Exercise prompt: Scan the following material for the string "this" and copy each line in which it appears.

Record set:
* * * * *

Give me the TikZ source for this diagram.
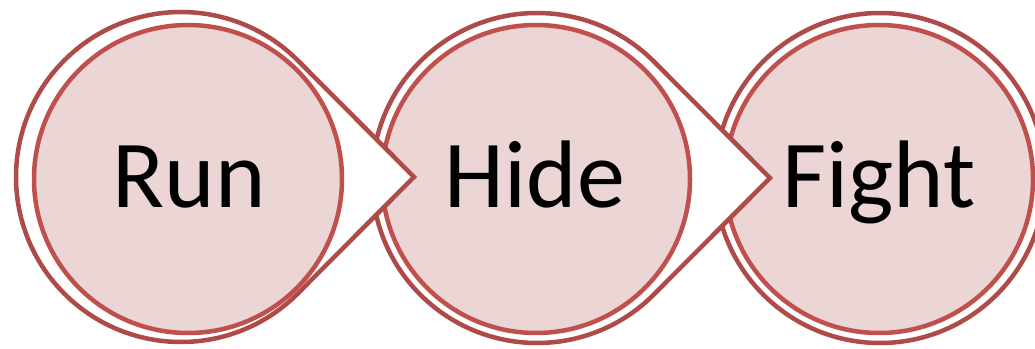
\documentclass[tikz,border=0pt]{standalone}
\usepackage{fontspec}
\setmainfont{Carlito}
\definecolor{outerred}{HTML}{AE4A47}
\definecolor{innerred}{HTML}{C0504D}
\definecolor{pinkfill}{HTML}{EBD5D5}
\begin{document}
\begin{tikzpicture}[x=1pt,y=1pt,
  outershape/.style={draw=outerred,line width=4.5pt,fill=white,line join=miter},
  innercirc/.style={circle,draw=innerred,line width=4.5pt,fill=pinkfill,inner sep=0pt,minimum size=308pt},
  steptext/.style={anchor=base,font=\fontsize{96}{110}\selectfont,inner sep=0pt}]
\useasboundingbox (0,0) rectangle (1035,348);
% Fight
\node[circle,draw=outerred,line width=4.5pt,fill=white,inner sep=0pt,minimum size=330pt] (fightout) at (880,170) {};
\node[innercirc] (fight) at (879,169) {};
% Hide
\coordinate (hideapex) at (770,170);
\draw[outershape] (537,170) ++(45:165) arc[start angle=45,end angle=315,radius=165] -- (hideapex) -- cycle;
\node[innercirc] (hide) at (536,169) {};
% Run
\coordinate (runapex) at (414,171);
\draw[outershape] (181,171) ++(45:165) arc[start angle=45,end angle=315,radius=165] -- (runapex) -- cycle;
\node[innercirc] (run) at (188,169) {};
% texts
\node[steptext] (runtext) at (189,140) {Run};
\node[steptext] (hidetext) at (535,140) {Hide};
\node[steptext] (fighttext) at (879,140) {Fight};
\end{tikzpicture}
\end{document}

* * * * *

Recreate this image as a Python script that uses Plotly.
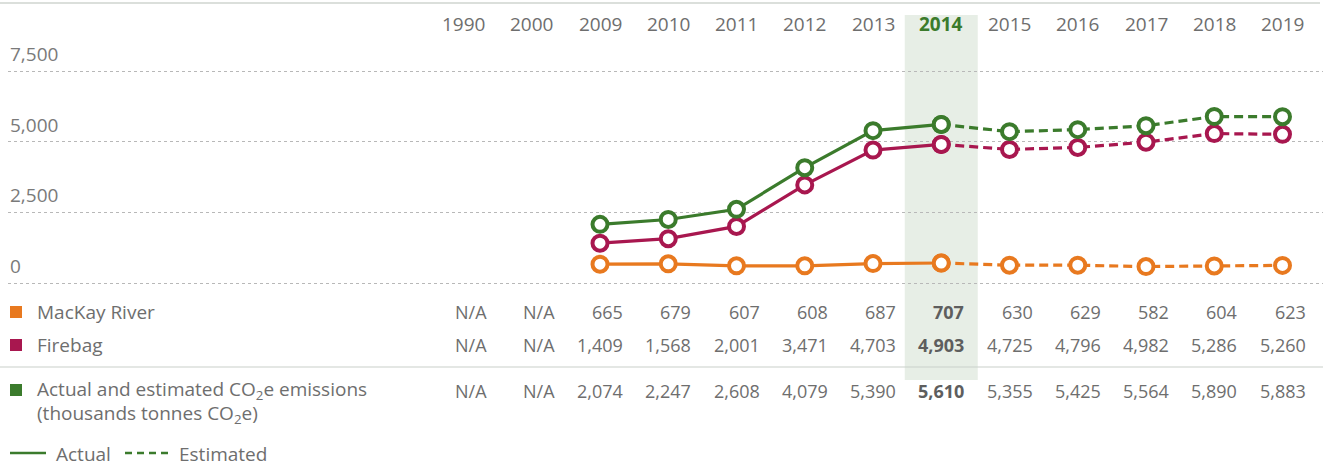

* * * * *

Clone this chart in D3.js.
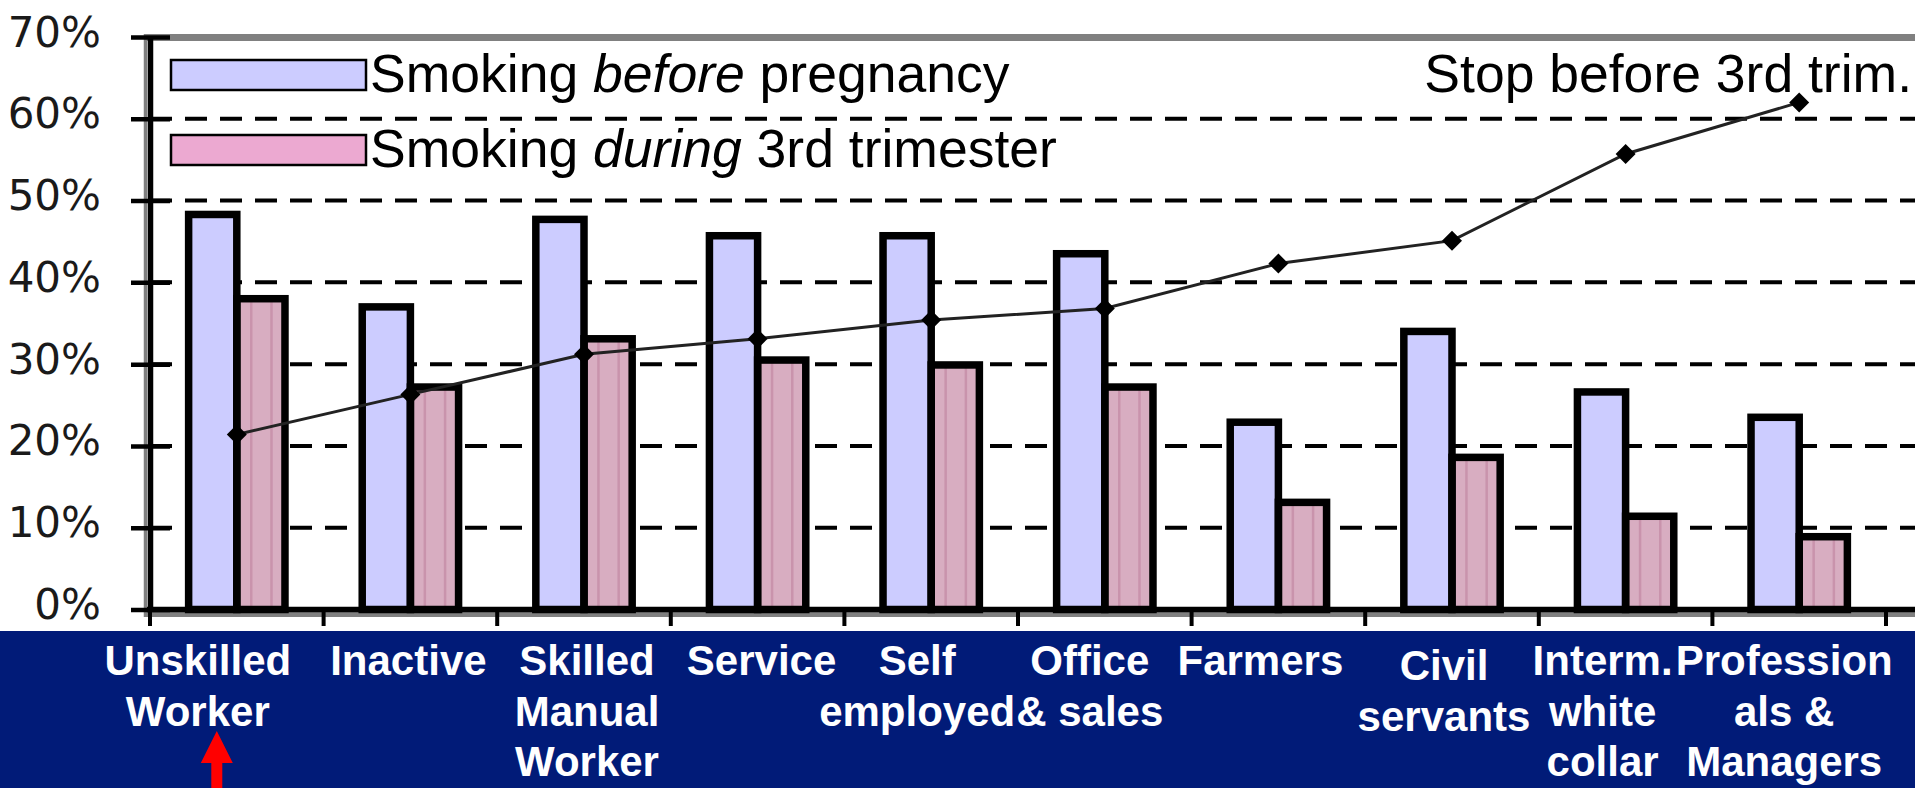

* * * * *

The response:
Give me the TikZ source for this diagram.
Recreate this image as a Python script that uses Plotly.
Clone this chart in D3.js.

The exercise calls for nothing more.